Uma carta escrita por três professores da Universidade Federal do Rio de Janeiro (UFRJ) evidencia as restrições no caixa da Ciência e Tecnologia no Brasil. O documento, assinado por Marcus Oliveira, Sérgio Ferreira e Stevens Rehen, revela que o Fundo Nacional de Desenvolvimento Científico e Tecnológico (FNDCT) teve cerca de 90% do orçamento contingenciado, justamente em umas das maiores crises sanitárias do mundo — a pandemia de covid-19.
O manifesto pede a rápida promulgação, pelo Senado Federal, da Lei Complementar 177/2021, que impede o contingenciamento de recursos do FNDCT — fundo responsável por destinar recursos ao desenvolvimento científico e tecnológico no país. A medida foi validada pelo Senado em 26 de março, um dia após a aprovação do texto da Lei Orçamentária Anual (LOA) 2021.
No entanto, “a LOA 2021 foi aprovada antes da promulgação da lei 177, que possibilita maior fluidez na manutenção do FNDCT. Na prática, o orçamento deste ano, do governo federal, não contempla o financiamento completo do Fundo. Isso faz com que 90% dos recursos de desenvolvimento da ciência e tecnologia sejam contingenciados”, explicou ao Correio Marcus Oliveira, professor Associado do Instituto de Bioquímica Médica da UFRJ e membro afiliado da Academia Brasileira de Ciências (ABC). Conforme a carta, esse percentual equivale a R$ 5,1 bilhões em investimentos para fins científicos.
“Nós vimos agora, durante a pandemia, o quanto os países dependem dos avanços da ciência e da tecnologia. E só conseguem responder rapidamente aos desafios que sejam impostos em qualquer área, inclusive da saúde, quando dispõem de uma infraestrutura muito forte, consolidada e dinâmica nesse setor”, disse Sérgio Ferreira, professor titular do Instituto de Biofísica Carlos Chagas Filho da UFRJ e membro da ABC.

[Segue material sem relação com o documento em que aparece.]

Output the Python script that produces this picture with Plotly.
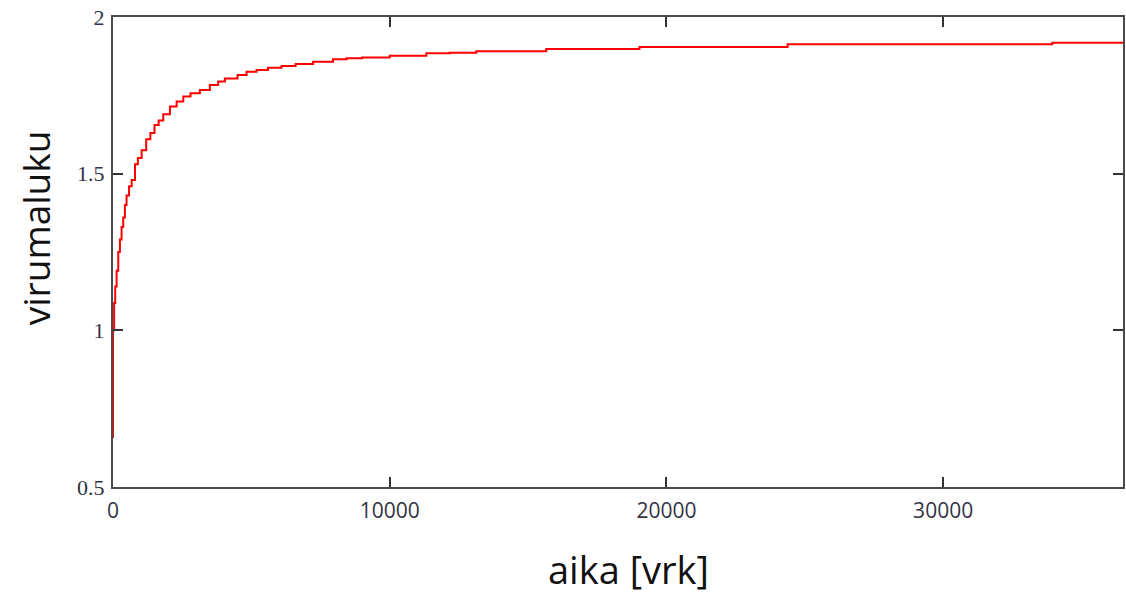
import plotly.graph_objects as go

# Step curve (time in days, virus count)
aika = [0, 0, 40, 80, 130, 190, 250, 310, 370, 430, 490, 580, 675, 795, 900,
        1035, 1200, 1350, 1500, 1650, 1816, 2058, 2300, 2540, 2800, 3140, 3500,
        3800, 4043, 4500, 4826, 5188, 5600, 6090, 6600, 7231, 7953, 8436, 9000,
        10000, 11324, 12166, 13130, 15657, 19025, 24380, 33946, 36500]
virumaluku = [0.656, 1.0, 1.087, 1.14, 1.19, 1.25, 1.29, 1.33, 1.36, 1.40, 1.43,
              1.46, 1.48, 1.53, 1.55, 1.575, 1.61, 1.63, 1.655, 1.67, 1.69, 1.714,
              1.73, 1.746, 1.757, 1.767, 1.783, 1.794, 1.804, 1.815, 1.825, 1.831,
              1.838, 1.844, 1.850, 1.857, 1.865, 1.868, 1.871, 1.876, 1.884, 1.886,
              1.891, 1.898, 1.904, 1.913, 1.918, 1.918]

x_ticks = [0, 10000, 20000, 30000]
x_ticklabels = ["0", "10000", "20000", "30000"]
y_ticks = [0.5, 1, 1.5, 2]
y_ticklabels = ["0.5", "1", "1.5", "2"]

fig = go.Figure()
fig.add_trace(go.Scatter(x=aika, y=virumaluku, mode="lines",
                         line=dict(color="#ff0000", width=2, shape="hv"),
                         showlegend=False, hoverinfo="skip"))

fig.update_layout(
    width=1126, height=595,
    margin=dict(l=113, r=1, t=17, b=108),
    paper_bgcolor="white", plot_bgcolor="white",
    xaxis=dict(
        range=[0, 36500], tickvals=x_ticks, ticktext=x_ticklabels,
        showgrid=False, zeroline=False,
        showline=True, linecolor="#4a4a4a", linewidth=2, mirror="ticks",
        ticks="inside", ticklen=10, tickwidth=1.5, tickcolor="#333333",
        tickfont=dict(family="Open Sans", size=21, color="#333344"),
        ticklabelstandoff=4,
    ),
    yaxis=dict(
        range=[0.5, 2], tickvals=y_ticks, ticktext=y_ticklabels,
        showgrid=False, zeroline=False,
        showline=True, linecolor="#4a4a4a", linewidth=2, mirror="ticks",
        ticks="inside", ticklen=10, tickwidth=1.5, tickcolor="#333333",
        tickfont=dict(family="Liberation Serif", size=22, color="#333344"),
        ticklabelstandoff=2,
    ),
    annotations=[
        dict(text="aika [vrk]", xref="paper", yref="paper", x=0.51, y=-0.1745,
             xanchor="center", yanchor="middle", showarrow=False,
             font=dict(family="Open Sans", size=38, color="#111111")),
        dict(text="virumaluku", xref="paper", yref="paper", x=-0.077, y=0.551,
             xanchor="center", yanchor="middle", showarrow=False, textangle=-90,
             font=dict(family="Open Sans", size=37, color="#111111")),
    ],
)

fig.write_html("out.html", config={"displayModeBar": False},
               post_script="document.body.style.margin='0';")
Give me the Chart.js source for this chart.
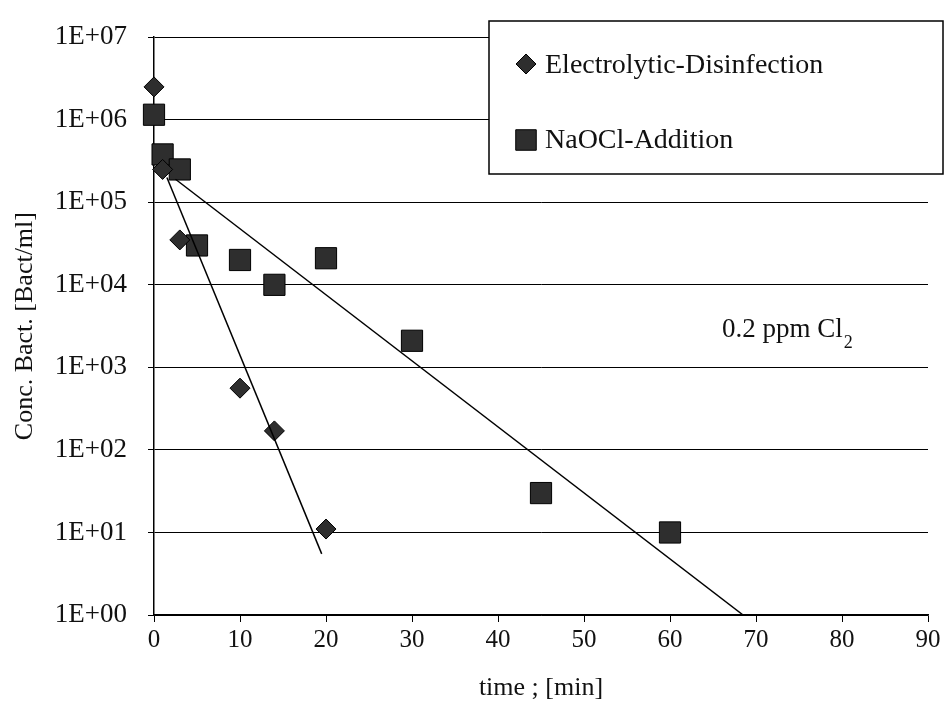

A Sociedade Brasileira para o Progresso da Ciência (SBPC), detalha que a LOA foi aprovada com recursos ainda alocados em reserva, e por isso há dúvidas sobre como o orçamento será ajustado para não desrespeitar regras fiscais. “Nenhuma programática do FNDCT depende de crédito suplementar em 2021. No entanto, devido à lacuna entre a derrubada dos vetos e a aprovação da LOA, os recursos do fundo seguem alocados na Reserva de Contingência, em um total de R$ 5,049 bilhões, 17,91% mais que na LOA de 2020”, apontou a análise feita pela SBPC em abril deste ano.
LOA de 2021
Em abril, o governo federal sancionou a Lei Orçamentária 2021, que cancelou, entre outros valores, R$ 19,7 bilhões. Os maiores bloqueios afetaram as pastas da Educação (2,7 bilhões), Economia (R$ 1,4 bilhão) e Defesa (R$ 1,3 bilhão). Na Ciência Tecnologia e Inovações, o corte foi de R$ 372 milhões.
Em uma live no mês passado, o ministro da Ciência, Tecnologia e Inovação, Marcos Pontes, usou o termo "estrago" em referência aos cortes do Orçamento 2021. "Estamos trabalhando com o orçamento do ano que vem, vendo o que a gente vai fazer a respeito do orçamento nesse ano, um estrago, vamos chamar assim e realmente foi muito comprimido esse orçamento", disse o ministro.
A pasta gerencia ações ligadas às unidades de pesquisas, programas de fomento a bolsa de estudos e ao Instituto Nacional de Pesquisas Espaciais (Inpe) — responsável pelo monitoramento de queimadas.
O Correio entrou em contato com o Ministério da Ciência, Tecnologia e Inovação, a fim de se manifestar sobre a limitação dos recursos. No entanto, não obteve resposta até o fechamento desta reportagem.
Instituições sob ameaça
Além da UFRJ, onde trabalham os três autores da carta, outras instituições federais enfrentam graves dificuldades em razão de cortes orçamentários. Conforme a Associação Nacional dos Dirigentes das Instituições Federais de Ensino Superior (Andifes), a redução de recursos às universidades chegou a 18% em relação ao ano passado. Isso representa uma queda de R$ 1,2 bilhão. Segundo a Andifes, tal situação ameaça a permanência de estudantes mais vulneráveis nas instituições de ensino.
“Para atender os estudantes vulneráveis, os recursos do Pnaes (Plano Nacional de Assistência Estudantil) teriam de ser de R$ 1,5 bilhão. Já temos evasão porque o recurso é insuficiente. Com 20% a menos do Pnaes, o impacto na evasão é imediato”, detalhou o presidente da Andifes, reitor Edward Madureira em ato virtual promovido em 29 de abril deste ano.